In this three-part blog series, Bowen Ames—our moonlighting Art Director—profiles three unique artists who use an unconventional approach to sustainability to live their art every day. In our first installment, Bowen interviews songstress Alela Diane who details her process of writing and producing her first independent album after years of being confined to a music label. 

Alela Diane is a seasoned a musician. Her music reflects her relationships and a deep connection to her forested home in Northern California. Her listeners, new and old, have always found the stark honesty of her voice incredibly striking. “I’ve always been my most honest in my song-writing,” remarks Alela. “When you write music from an honest place, people respond to it in heartfelt ways, “ she said. But recently, when faced with major changes in her personal and professional life, Alela made a surprising discovery; her songwriting held the key to the changes she needed to make in order for her life and her creative process to be more sustainable.

It was a process that culminated with her last album, Alela Diane & The Wild Divine, which featured her then husband and collaborator Tom Bevitori as well as her father, Tom Menig and was backed by a full band.
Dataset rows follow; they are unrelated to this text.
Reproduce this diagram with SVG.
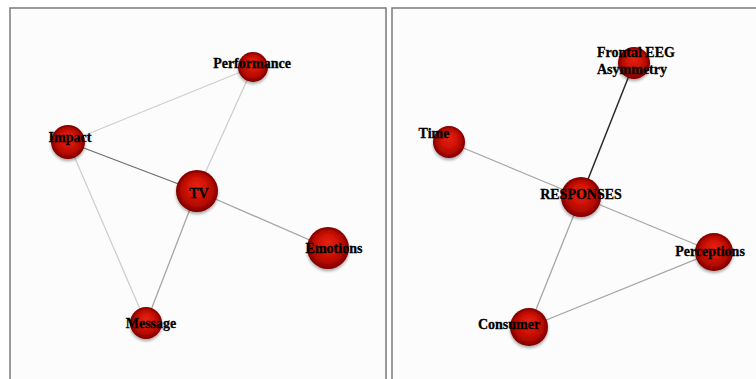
<svg xmlns="http://www.w3.org/2000/svg" width="756" height="379" viewBox="0 0 756 379">
  <defs>
    <radialGradient id="ball" cx="0.5" cy="0.5" r="0.5" fx="0.5" fy="0.35">
      <stop offset="0" stop-color="#e4220f"/>
      <stop offset="0.55" stop-color="#cc1005"/>
      <stop offset="0.85" stop-color="#a20500"/>
      <stop offset="1" stop-color="#7a0000"/>
    </radialGradient>
    <filter id="shadow" x="-30%" y="-30%" width="160%" height="170%">
      <feGaussianBlur in="SourceAlpha" stdDeviation="1.5"/>
      <feOffset dy="2" result="b"/>
      <feComponentTransfer><feFuncA type="linear" slope="0.35"/></feComponentTransfer>
      <feMerge><feMergeNode/><feMergeNode in="SourceGraphic"/></feMerge>
    </filter>
  </defs>
  <style>
    .panel { fill: #fcfcfc; stroke: #7a7a7a; stroke-width: 1.5; }
    .edge { fill: none; stroke-width: 1.3; }
    .light { stroke: #cfcfcf; }
    .mid { stroke: #a6a6a6; }
    .dark { stroke: #6e6e6e; }
    .black { stroke: #2a2a2a; stroke-width: 1.5; }
    .ball { fill: url(#ball); filter: url(#shadow); }
    .label { font-family: "Liberation Serif", "Times New Roman", serif; font-weight: bold; font-size: 14px; fill: #000; stroke: #000; stroke-width: 0.3; text-anchor: middle; }
  </style>
  <rect width="756" height="379" fill="#ffffff"/>
  <rect class="panel" x="10" y="8" width="376" height="380"/>
  <rect class="panel" x="392" y="8" width="372" height="380"/>

  <g id="connectors">
    <line class="edge light" x1="68" y1="142" x2="253" y2="67"/>
    <line class="edge light" x1="253" y1="67" x2="197" y2="191"/>
    <line class="edge dark" x1="68" y1="142" x2="197" y2="191"/>
    <line class="edge mid" x1="197" y1="191" x2="328" y2="248"/>
    <line class="edge light" x1="68" y1="142" x2="146" y2="323"/>
    <line class="edge mid" x1="197" y1="191" x2="146" y2="323"/>

    <line class="edge black" x1="634" y1="63" x2="581" y2="197"/>
    <line class="edge mid" x1="449" y1="142" x2="581" y2="197"/>
    <line class="edge mid" x1="581" y1="197" x2="714" y2="252"/>
    <line class="edge mid" x1="581" y1="197" x2="529" y2="327"/>
    <line class="edge mid" x1="529" y1="327" x2="714" y2="252"/>
  </g>

  <g id="node-performance">
    <circle class="ball" cx="253" cy="67" r="15"/>
    <text class="label" x="252" y="68">Performance</text>
  </g>
  <g id="node-impact">
    <circle class="ball" cx="68" cy="142" r="17"/>
    <text class="label" x="70" y="142">Impact</text>
  </g>
  <g id="node-tv">
    <circle class="ball" cx="197" cy="191" r="21"/>
    <text class="label" x="199" y="198">TV</text>
  </g>
  <g id="node-emotions">
    <circle class="ball" cx="328" cy="248" r="21"/>
    <text class="label" x="334" y="253">Emotions</text>
  </g>
  <g id="node-message">
    <circle class="ball" cx="146" cy="323" r="16"/>
    <text class="label" x="151" y="328">Message</text>
  </g>

  <g id="node-frontal-eeg">
    <circle class="ball" cx="634" cy="63" r="16"/>
    <text class="label" x="597" y="57" style="text-anchor:start">Frontal EEG</text>
    <text class="label" x="597" y="74" style="text-anchor:start">Asymmetry</text>
  </g>
  <g id="node-time">
    <circle class="ball" cx="449" cy="142" r="16"/>
    <text class="label" x="434" y="138">Time</text>
  </g>
  <g id="node-responses">
    <circle class="ball" cx="581" cy="197" r="20"/>
    <text class="label" x="581" y="199">RESPONSES</text>
  </g>
  <g id="node-perceptions">
    <circle class="ball" cx="714" cy="252" r="19"/>
    <text class="label" x="710" y="256">Perceptions</text>
  </g>
  <g id="node-consumer">
    <circle class="ball" cx="529" cy="327" r="19"/>
    <text class="label" x="509" y="329">Consumer</text>
  </g>
</svg>
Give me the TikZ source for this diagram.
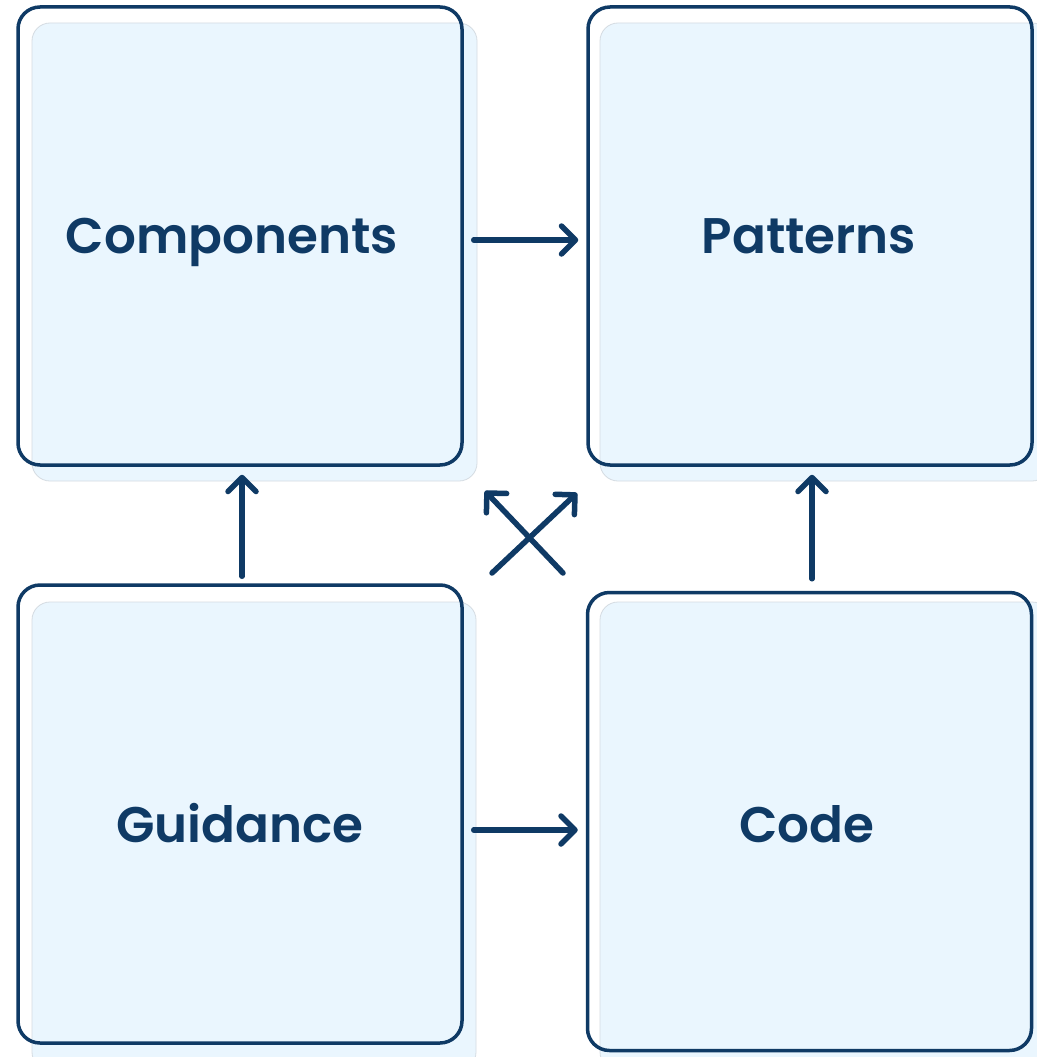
\documentclass[tikz,border=0pt]{standalone}
\usepackage{fontspec}
\usetikzlibrary{arrows.meta}
\newfontfamily\labelfont{Poppins}[UprightFont={* SemiBold}]
\definecolor{navy}{HTML}{0F3A65}
\definecolor{paleblue}{HTML}{EAF6FE}
\definecolor{paleedge}{HTML}{D5DCE2}
\tikzset{
  panel/.style={fill=paleblue, draw=paleedge, line width=0.8pt, rounded corners=18pt},
  frame/.style={draw=navy, line width=3.5pt, rounded corners=22pt, fill=none,
    minimum width=444pt, minimum height=458pt},
  caption/.style={text=navy, font=\labelfont\fontsize{50}{60}\selectfont, inner sep=0pt, anchor=base},
  flow/.style={draw=navy, line width=5.5pt, line cap=round,
    -{Straight Barb[length=14pt, width=28pt, line width=5.5pt, line cap=round, line join=round]}},
}
\begin{document}
\begin{tikzpicture}[x=1pt, y=-1pt]
\useasboundingbox (0,0) rectangle (1036,1057);
\fill[white] (0,0) rectangle (1036,1057);
% pale backing panels, shifted down and right
\draw[panel] (32,23) rectangle (477,481);
\draw[panel] (600,23) rectangle (1050,481);
\draw[panel] (32,602) rectangle (476,1070);
\draw[panel] (600,602) rectangle (1050,1070);
% outlined boxes
\node[frame] (comp) at (240,236) {};
\node[frame] (patt) at (810,236) {};
\node[frame] (guid) at (240,814) {};
\node[frame] (code) at (809.5,821.5) {};
% captions
\node[caption] (tcomp) at (232,253) {Components};
\node[caption] (tpatt) at (809,253) {Patterns};
\node[caption] (tguid) at (240,842) {Guidance};
\node[caption] (tcode) at (807,842) {Code};
% connectors
\draw[flow] ([xshift=10pt]comp.east |- 0,240) -- ([xshift=-8pt]patt.west |- 0,240);
\draw[flow] ([xshift=10pt]guid.east |- 0,830) -- ([xshift=-8pt]code.west |- 0,830);
\draw[flow] ([yshift=7pt]guid.north -| 242,0) -- ([yshift=-8pt]comp.south -| 242,0);
\draw[flow] ([yshift=12pt]code.north -| 812,0) -- ([yshift=-8pt]patt.south -| 812,0);
% crossing connectors between the diagonal boxes
\coordinate (xa) at (563,573);
\coordinate (xb) at (485,491);
\coordinate (xc) at (492,573);
\coordinate (xd) at (577,493);
\draw[flow] (xa) -- (xb);
\draw[flow] (xc) -- (xd);
\end{tikzpicture}
\end{document}
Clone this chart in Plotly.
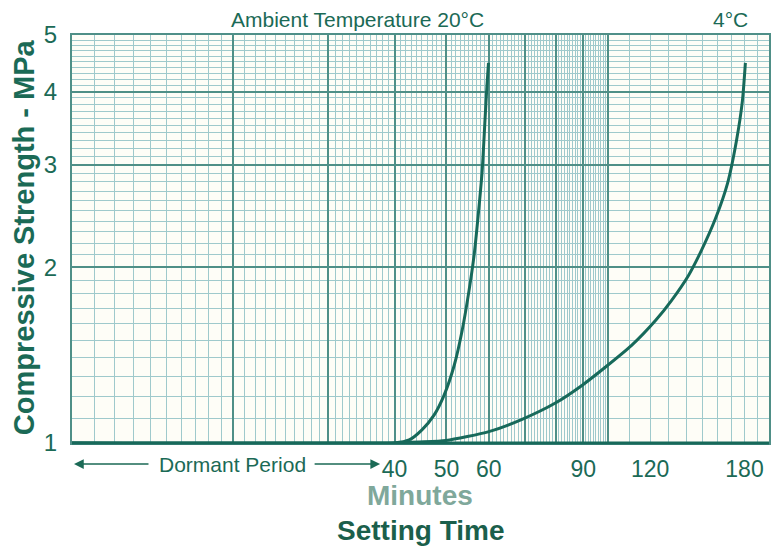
import plotly.graph_objects as go
import numpy as np

# ---- data ----
t20_minutes = [10, 40, 42.6, 45.0, 47.4, 49.5, 51.7, 53.5, 55.1, 56.3, 57.3, 58.3, 59.0, 59.5, 59.9]
t20_strength = [1.0, 1.0, 1.012, 1.053, 1.116, 1.208, 1.359, 1.560, 1.826, 2.096, 2.453, 2.929, 3.566, 4.093, 4.48]

t4_minutes = [10, 40, 44.5, 49.9, 60.0, 69.2, 80.0, 89.5, 100, 110.8, 122.9, 131.6, 141.5, 149.6, 158.9, 167.3, 173.9, 178.4, 180.7]
t4_strength = [1.0, 1.0, 1.004, 1.010, 1.046, 1.098, 1.172, 1.255, 1.359, 1.470, 1.623, 1.756, 1.937, 2.138, 2.424, 2.783, 3.296, 3.857, 4.48]

x_label_vals = [40, 50, 60, 90, 120, 180]
y_label_vals = [1, 2, 3, 4, 5]
x_major_grid = [20, 30, 40, 50, 60, 70, 80, 90, 100]
x_minor_grid = [v for v in range(11, 100) if v % 10 != 0] + [110, 120, 130, 140, 150, 160, 170, 180, 190]
y_major_grid = [2, 3, 4]
y_minor_grid = [round(1 + 0.1 * i, 2) for i in range(1, 40) if i % 10 != 0]

TEXT = "#1b6a56"
CURVE = "#17695a"
MAJ = "#4f8f87"
MIN = "#9fc9cc"
FONT = "Liberation Sans"

fig = go.Figure()
for xs, ys in [(t20_minutes, t20_strength), (t4_minutes, t4_strength)]:
    fig.add_trace(go.Scatter(x=xs, y=ys, mode="lines",
                             line=dict(color=CURVE, width=3, shape="spline", smoothing=0.6),
                             showlegend=False, hoverinfo="skip"))

xr = [np.log10(10), np.log10(200)]
yr = [0, np.log10(5)]

fig.update_layout(
    width=771, height=549,
    margin=dict(l=72, r=0, t=35, b=106),
    paper_bgcolor="white", plot_bgcolor="#fefdf7",
    font=dict(family=FONT, color=TEXT),
    xaxis=dict(type="log", range=xr, tickvals=x_major_grid, showticklabels=False,
               showgrid=True, gridcolor=MAJ, gridwidth=1.8, zeroline=False,
               minor=dict(tickvals=x_minor_grid, showgrid=True, gridcolor=MIN, gridwidth=1.4),
               showline=True, linecolor=MAJ, linewidth=2, mirror=True, ticks=""),
    xaxis2=dict(type="log", range=xr, overlaying="x", anchor="y", side="bottom",
                tickvals=x_label_vals, ticktext=[str(v) for v in x_label_vals],
                showgrid=False, zeroline=False, ticks="outside", ticklen=5,
                tickcolor="rgba(0,0,0,0)", tickfont=dict(size=23, color=TEXT, family=FONT)),
    yaxis=dict(type="log", range=yr, tickvals=y_label_vals, ticktext=[str(v) for v in y_label_vals],
               showgrid=False, zeroline=False, ticks="outside", ticklen=8,
               tickcolor="rgba(0,0,0,0)", tickfont=dict(size=24, color=TEXT, family=FONT),
               showline=True, linecolor=MAJ, linewidth=2, mirror=True),
    yaxis2=dict(type="log", range=yr, overlaying="y", anchor="x", tickvals=y_major_grid,
                showticklabels=False, showgrid=True, gridcolor=MAJ, gridwidth=1.8, zeroline=False,
                minor=dict(tickvals=y_minor_grid, showgrid=True, gridcolor=MIN, gridwidth=1.4), ticks=""),
)
# invisible traces so the overlay axes are drawn
fig.add_trace(go.Scatter(x=[50], y=[2], xaxis="x2", yaxis="y", mode="markers",
                         marker=dict(opacity=0), showlegend=False, hoverinfo="skip"))
fig.add_trace(go.Scatter(x=[50], y=[2], xaxis="x", yaxis="y2", mode="markers",
                         marker=dict(opacity=0), showlegend=False, hoverinfo="skip"))

# thick bottom line
fig.add_shape(type="line", xref="paper", yref="paper", x0=0, x1=1, y0=0, y1=0,
              line=dict(color=CURVE, width=3))

ann = [
    dict(text="Ambient Temperature 20°C", x=358, y=20, size=21, bold=False, color=TEXT),
    dict(text="4°C", x=732, y=20, size=21, bold=False, color=TEXT),
    dict(text="Dormant Period", x=233, y=464, size=21, bold=False, color=TEXT),
    dict(text="Minutes", x=421, y=495, size=28, bold=True, color="#7fa89b"),
    dict(text="Setting Time", x=422, y=530, size=28, bold=True, color="#1b5f4b"),
]
for a in ann:
    txt = f"<b>{a['text']}</b>" if a["bold"] else a["text"]
    fig.add_annotation(text=txt, xref="paper", yref="paper",
                       x=(a["x"] - 72) / 699, y=(443 - a["y"]) / 408,
                       xanchor="center", yanchor="middle", showarrow=False,
                       font=dict(size=a["size"], color=a["color"], family=FONT))

fig.add_annotation(text="<b>Compressive Strength - MPa</b>", xref="paper", yref="paper",
                   x=(24 - 72) / 699, y=(443 - 237) / 408, textangle=-90,
                   xanchor="center", yanchor="middle", showarrow=False,
                   font=dict(size=29, color=TEXT, family=FONT))

# arrows
for head, tail in [(74, 150), (381, 314)]:
    fig.add_annotation(text="", xref="paper", yref="paper",
                       x=(head - 72) / 699, y=(443 - 464) / 408,
                       ax=tail - head, ay=0, axref="pixel", ayref="pixel",
                       showarrow=True, arrowhead=2, arrowsize=1.3, arrowwidth=1.5,
                       arrowcolor=TEXT)

fig.write_html("out.html", config={"displayModeBar": False},
               post_script="document.body.style.margin='0px';")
The recording process, guided by a producer through her label Rough Trade, brought with it a new sound, energy and image. They went on tour across the US and Europe and opened for The Fleet Foxes. But it was a distinct change from her earlier solo-work. For Alela, she was no longer just a girl with a guitar.

While on tour in Europe, Alela began writing songs for her new album. She noticed that her songs were returning to their original confessional nature, and she was surprised to find she had a deep dissatisfaction with her life. “After I had written this new collection of songs, it became clear that I had to make changes in my life. The work itself told me what I needed to do.” she said. She knew she couldn’t just grin and bear it. If she did, it would mean a dwindling love for the music that sustained her. So Alela filed for divorce and turned to her friends and family for support as she underwent one of her hardest transitions.

This is when Alela began to think about building a future with music that sustained her. She decided to produce and record the album herself, this time employing her own intrinsic sense of what each song needed. She met with respected musicians for their input on her music rather than a producer or label. The album, tentatively titled About Farewell, features some of Alela’s finest work and offers the same stark realism with which she approached the passing year.

“All of these songs are about shifts in my life and how I’ve worked through them,” she said. “Oftentimes my songs inform me of what I need to do.  When that’s the case, I feel obliged to listen.”